Sb3+/Mn2+ co-doped lead-free Cs2KYCl6 perovskites for white light-emitting diodes

Abstract

Lead-free halide perovskites have been developed and have received increasing attention in optoelectronic applications due to their non-toxicity. However, single perovskite phosphors that emit vibrant, tunable-color-temperature white-light are rare. Herein, we used the anti-solvent precipitation method to develop white light-emitting diodes (WLEDs) based on rare-earth-based Sb³⁺ and Mn²⁺ co-doped Cs₂KYCl₆ microcrystals (MCs). The Cs₂KYCl₆ MCs exhibit tunable dual emissions covering a wideband ascribed to the emission of self-trapped excitons (STEs) from Sb³⁺ and the ⁴T₁ to ⁶A₁d–d transition of Mn²⁺. The optimal photoluminescence quantum yield (PLQY) of doped Cs₂KYCl₆ is 65.78%. The energy transfer process from Sb³⁺ to Mn²⁺ is revealed.

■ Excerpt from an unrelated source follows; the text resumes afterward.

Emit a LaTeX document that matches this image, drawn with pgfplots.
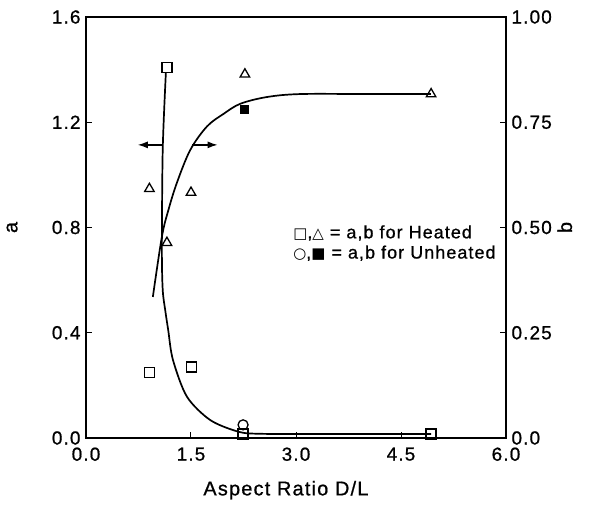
\documentclass[border=0pt]{standalone}
\usepackage{pgfplots}
\pgfplotsset{compat=1.18}
\usepackage{fontspec}
\setmainfont{Liberation Sans}[LetterSpace=6, FakeBold=0.8]
\newfontfamily\symfont{DejaVu Sans}
\usetikzlibrary{arrows.meta}

\pgfplotsset{
  common/.style={
    scale only axis, width=420bp, height=421bp,
    xmin=0, xmax=6,
    tick align=inside, major tick length=6bp,
    axis line style={line width=1.3bp},
    tick style={line width=1bp, black},
    ticklabel style={font=\fontsize{19}{21}\selectfont},
    label style={font=\fontsize{20}{22}\selectfont},
    /pgf/number format/assume math mode=true,
  }
}

\begin{document}
\begin{tikzpicture}
\useasboundingbox (-86bp,-71bp) rectangle (505bp,438bp);
% left axis: a
\begin{axis}[common,
  ymin=0, ymax=1.6,
  xtick={0,1.5,3,4.5,6}, xticklabels={0.0,1.5,3.0,4.5,6.0},
  ytick={0,0.4,0.8,1.2,1.6}, yticklabels={0.0,0.4,0.8,1.2,1.6},
  xtick pos=bottom, ytick pos=left,
  xticklabel style={yshift=-6bp},
  yticklabel style={xshift=-2bp},
  xlabel={Aspect Ratio D/L}, ylabel={a},
  xlabel style={at={(rel axis cs:0.476,-0.124)}, anchor=center},
  ylabel style={at={(rel axis cs:-0.176,0.5)}, anchor=center},
]
% a curve
\addplot[black, line width=1.7bp, smooth, tension=0.5] coordinates {
  (1.141,1.388) (1.096,1.095) (1.084,0.715) (1.096,0.563) (1.131,0.487)
  (1.174,0.411) (1.242,0.297) (1.442,0.157) (1.776,0.068) (2.177,0.024)
  (2.49,0.016) (3.5,0.015) (4.93,0.015)
};
% a heated: squares
\addplot[only marks, mark=square, mark size=5bp, mark options={line width=1.3bp, fill=white}] coordinates {
  (0.906,0.249) (1.156,1.408) (1.504,0.270) (2.244,0.015) (4.93,0.015)
};
% a unheated: circle
\addplot[only marks, mark=o, mark size=5bp, mark options={line width=1.3bp}] coordinates {
  (2.244,0.050)
};
% arrows
\draw[line width=1.3bp, -{Latex[length=10bp,width=7bp]}] (axis cs:1.08,1.114) -- (axis cs:0.74,1.114);
\draw[line width=1.3bp, -{Latex[length=10bp,width=7bp]}] (axis cs:1.52,1.114) -- (axis cs:1.88,1.114);
% legend
\node[anchor=west, inner sep=0pt, font=\fontsize{18}{20}\selectfont] at (rel axis cs:0.493,0.487)
  {{\symfont\fontsize{15}{16}\selectfont □},{\symfont\fontsize{15}{16}\selectfont △} = a,b for Heated};
\node[anchor=west, inner sep=0pt, font=\fontsize{18}{20}\selectfont] at (rel axis cs:0.493,0.439)
  {{\symfont\fontsize{15}{16}\selectfont ○},{\symfont\fontsize{15}{16}\selectfont ■} = a,b for Unheated};
\end{axis}
% right axis: b
\begin{axis}[common,
  ymin=0, ymax=1,
  axis x line=none, axis y line*=right,
  ytick={0,0.25,0.5,0.75,1}, yticklabels={0.0,0.25,0.50,0.75,1.00},
  yticklabel style={xshift=2bp},
  ylabel={b},
  ylabel style={at={(rel axis cs:1.14,0.5)}, anchor=center},
]
\addplot[black, line width=1.7bp, smooth, tension=0.55] coordinates {
  (0.955,0.335) (1.084,0.478) (1.178,0.542) (1.298,0.606) (1.489,0.684)
  (1.728,0.740) (1.966,0.770) (2.206,0.794) (2.588,0.810) (3.065,0.817)
  (4.0,0.817) (4.926,0.817)
};
% b heated: triangles
\addplot[only marks, mark=triangle, mark size=5.5bp, mark options={line width=1.3bp, fill=white}] coordinates {
  (0.906,0.592) (1.156,0.464) (1.500,0.583) (2.270,0.864) (4.930,0.817)
};
% b unheated: filled square
\addplot[only marks, mark=square*, mark size=4bp, mark options={fill=black}] coordinates {
  (2.260,0.780)
};
\end{axis}
\end{tikzpicture}
\end{document}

WLEDs have been successfully constructed by combining the dual emissions from STEs of Sb³⁺ and the d–d transition of Mn²⁺. These WLEDs demonstrate impressive optical performance, including CIE chromaticity coordinates (0.3483, 0.4125) and a color rendering index (CRI) of 85.4. This work provides an effective strategy for developing WLEDs based on a single-component material, lead-free perovskites.